Nvidia Corporation is one of the most important players in the development of graphics processing units (GPUs) and accelerators for artificial intelligence. In recent years, it has experienced extraordinary growth thanks to the growing demand for computing power in data centers, particularly in connection with the development of generative artificial intelligence. This article summarizes the latest financial results, technological innovations, strategic risks, and the company’s stock performance as of September 2025.

Financial results
In the second quarter of fiscal year 2026, Nvidia achieved revenues of $46.7 billion, representing a year-on-year increase of 56% and sequential growth of 6%.
The Data Center segment remains the key driver, with revenues of $41.1 billion (+56% year-on-year). Products based on the Blackwell architecture saw quarter-over-quarter growth of 17%. For the third quarter, the company expects revenues of around $54 billion, slightly above the analyst consensus ($53.14 billion).
Product news
Nvidia introduced a new generation of Rubin accelerators along with the Vera processor and the Vera Rubin NVL 144 CPX platform, which is designed for computationally intensive AI applications with extended context.

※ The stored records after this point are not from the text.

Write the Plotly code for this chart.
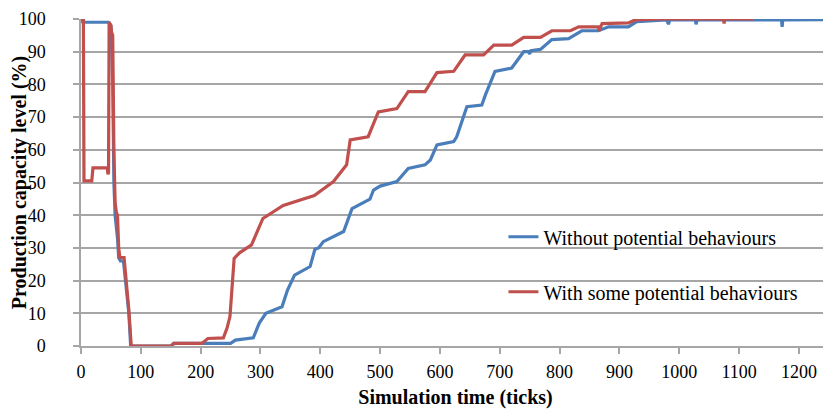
import plotly.graph_objects as go

# Series: "Without potential behaviours"
blue_t = [0, 3, 46, 50, 53, 55, 57, 59, 61, 63, 66, 71, 76, 80, 83, 150, 155, 250, 258, 288,
          298, 309, 336, 345, 357, 383, 391, 397, 405, 439, 453, 483, 489, 500, 528, 547,
          575, 584, 595, 623, 628, 645, 670, 676, 692, 720, 740, 748, 750, 752, 768, 787,
          815, 837, 865, 882, 915, 929, 979, 982, 984, 1027, 1028, 1030, 1171, 1172, 1173, 1252]
blue_v = [100, 99, 99, 98, 80, 50, 40, 37, 33, 27, 26, 26, 17, 10, 0, 0, 0.8, 0.8, 1.8, 2.5,
          7, 10, 12, 17, 21.7, 24.3, 29.6, 30, 31.9, 35, 42, 44.9, 47.7, 48.9, 50.3, 54.3,
          55.4, 56.9, 61.5, 62.5, 64, 73.2, 73.7, 76.8, 84, 85, 90, 90, 89.3, 90.3, 90.7, 93.7,
          94, 96.4, 96.4, 97.6, 97.6, 99.2, 99.7, 98.4, 99.7, 99.7, 98.4, 99.7, 99.7, 97.6, 99.7, 99.8]

# Series: "With some potential behaviours"
red_t = [0, 4, 5, 18, 20, 44, 45, 46, 47, 50, 51, 53, 55, 57, 59, 61, 63, 65, 72, 76, 80, 84,
         152, 155, 202, 212, 238, 244, 249, 256, 265, 285, 304, 338, 366, 390, 422, 444, 450,
         480, 497, 528, 547, 575, 595, 623, 642, 673, 690, 720, 740, 768, 787, 818, 832, 865,
         866, 868, 871, 915, 926, 968, 1074, 1075, 1076, 1124]
red_v = [100, 100, 50.5, 50.5, 54.5, 54.5, 52.5, 53, 99, 98, 96, 95, 60, 44, 41, 40, 30, 27, 27,
         19, 11, 0, 0, 0.8, 0.8, 2.3, 2.5, 5.4, 9, 26.8, 28.5, 30.9, 39, 43, 44.6, 46, 50.3, 55.4,
         63, 64, 71.6, 72.6, 77.8, 77.8, 83.6, 84, 89, 89, 92, 92, 94.4, 94.4, 96.4, 96.4, 97.6,
         97.6, 96.4, 97.6, 98.6, 98.8, 99.7, 100, 100, 98.6, 100, 100]

x_ticks = list(range(0, 1201, 100))
y_ticks = list(range(0, 101, 10))

FONT = "Liberation Serif, Times New Roman, serif"
GRID = "#a6a6a6"

fig = go.Figure()
fig.add_trace(go.Scatter(x=blue_t, y=blue_v, mode="lines", name="Without potential behaviours",
                         line=dict(color="#4a7ebb", width=3.2), legendgroup="a"))
fig.add_trace(go.Scatter(x=red_t, y=red_v, mode="lines", name="With some potential behaviours",
                         line=dict(color="#c0504d", width=3.2), legendgroup="b"))

# the page body has an 8px default margin, so the figure is 8px smaller than the window
fig.update_layout(
    width=823, height=401,
    margin=dict(l=73, r=1, t=11, b=63, autoexpand=False),
    paper_bgcolor="white", plot_bgcolor="white",
    font=dict(family=FONT, size=18, color="black"),
    legend=dict(x=0.564, y=0.25, xanchor="left", yanchor="middle",
                bgcolor="rgba(0,0,0,0)", font=dict(size=20, family=FONT),
                tracegroupgap=26),
    showlegend=True,
)
fig.update_xaxes(range=[0, 1252], tickvals=x_ticks, showgrid=False, zeroline=False,
                 showline=True, linecolor=GRID, linewidth=1.5, automargin=True,
                 ticks="outside", ticklen=6, tickcolor=GRID, tickwidth=1.5,
                 ticklabelstandoff=3,
                 title=dict(text="<b>Simulation time (ticks)</b>", font=dict(size=20, family=FONT),
                            standoff=11))
fig.update_yaxes(range=[0, 100], tickvals=y_ticks, showgrid=True, gridcolor=GRID, gridwidth=1.5,
                 zeroline=False, showline=True, linecolor=GRID, linewidth=1.5, automargin=False,
                 ticks="outside", ticklen=6, tickcolor=GRID, tickwidth=1.5,
                 ticklabelstandoff=24,
                 title=dict(text="<b>Production capacity level (%)</b>", font=dict(size=20, family=FONT),
                            standoff=8))

fig.write_html("out.html")
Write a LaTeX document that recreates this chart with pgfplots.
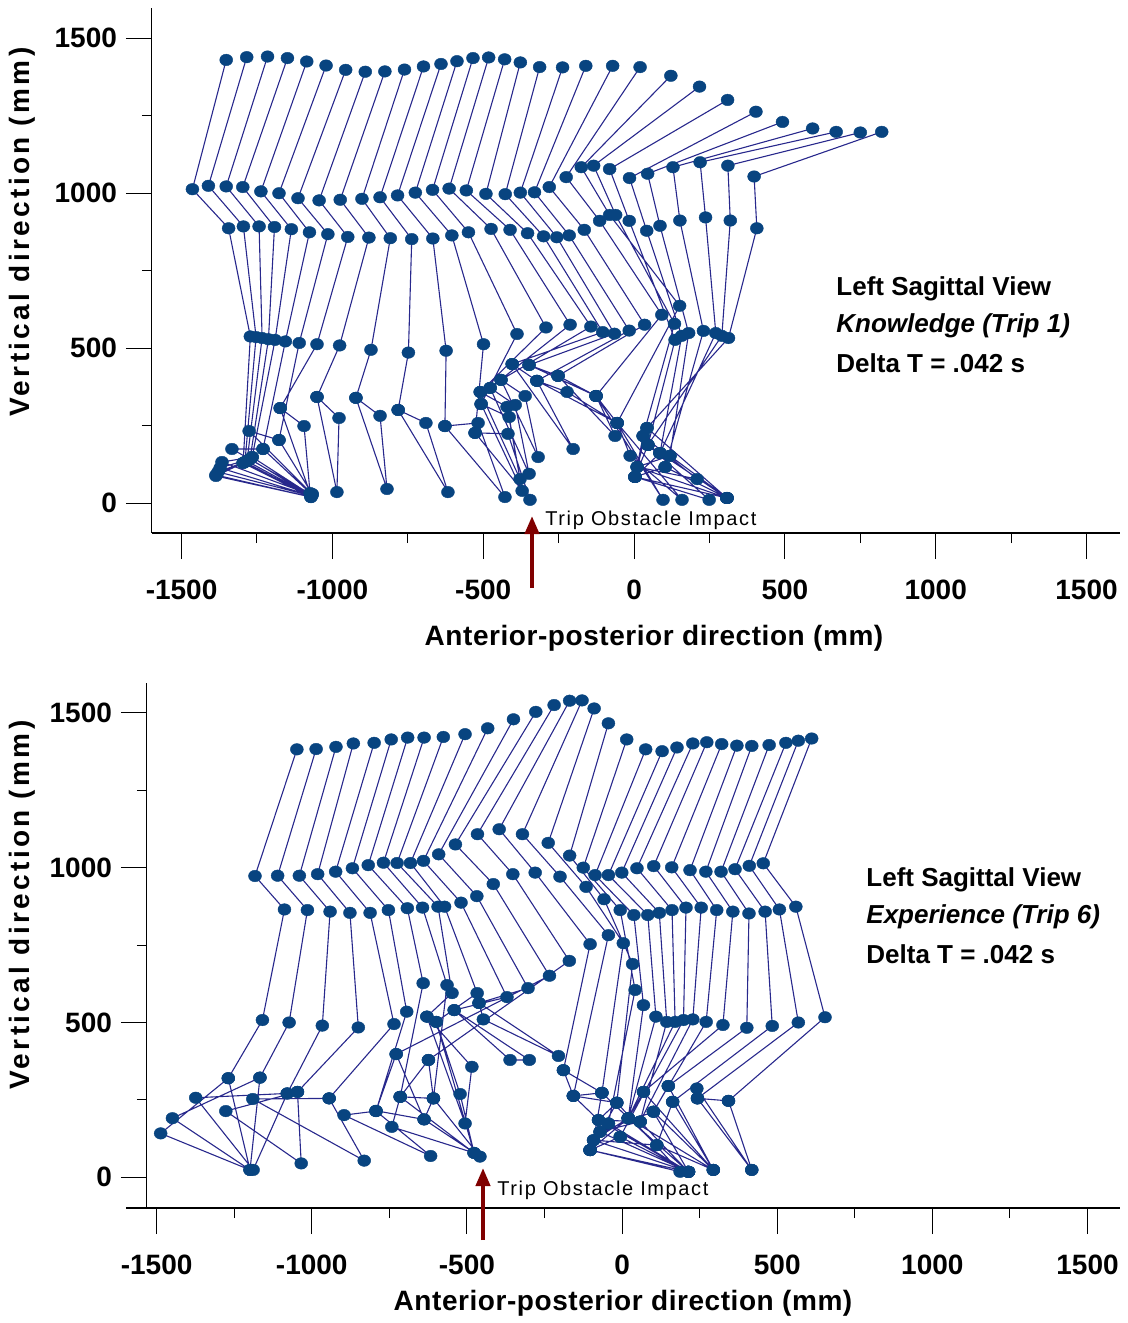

The company also expanded its activities through Nvidia Venture, an investment division that supported quantum company Quantinuum (Honeywell) in a $600 million financing round.
Another significant step is the agreement with startup Lambda, which will lease back 18,000 GPUs worth $1.5 billion to Nvidia over a four-year period. This move signals a new strategy of expanding the availability of computing capacity through leasing.
Strategic aspects and risks
High revenue concentration remains a significant risk factor. The three largest customers generate more than half of the Data Center segment’s revenue. This makes the company vulnerable to changes in the strategy of key clients.
Geopolitical and regulatory issues
Relations with China are affected by export restrictions and regulatory interventions. Nvidia faces allegations of security risks associated with H20 chips, which the company denies. At the same time, an agreement with US authorities is in place whereby Nvidia and other manufacturers pay a portion of the revenue from chips sold to China as compensation to the United States.
Share performance
Nvidia shares are currently trading at around USD 177. Although the latest results exceeded analysts’ expectations, the market reaction was rather subdued. Investors are focusing not only on the pace of growth, but also on the risks arising from geopolitics and high dependence on a limited number of customers.
Conclusion
Nvidia confirms its position as a global leader in AI accelerators and data centers. The financial results point to continued expansion, supported by the launch of a new product generation and strategic investments. At the same time, however, challenges related to the regulatory environment and high revenue concentration remain. The stock’s performance reflects not only strong fundamentals, but also investor concerns about the sustainability of the current growth rate.
Graph Source : www.zacks.com

NVIDIA Corporation (NASDAQ:NVDA) also pays regular quarterly dividends. The current dividend yield is 0.02% p.a. The dividend amount itself was approved by the company’s general meeting at USD 0.01 per share. The company currently has a known dividend payment date, known as the Pay-Date, which has been set for October 2, 2025. The last day to purchase shares using the dividend, known as the Ex-Div. Date, was set for today, September 11, 2025. The average target price for the short to medium-term investment horizon was set by 43 analysts from Zacks.com at USD 211.07 per share.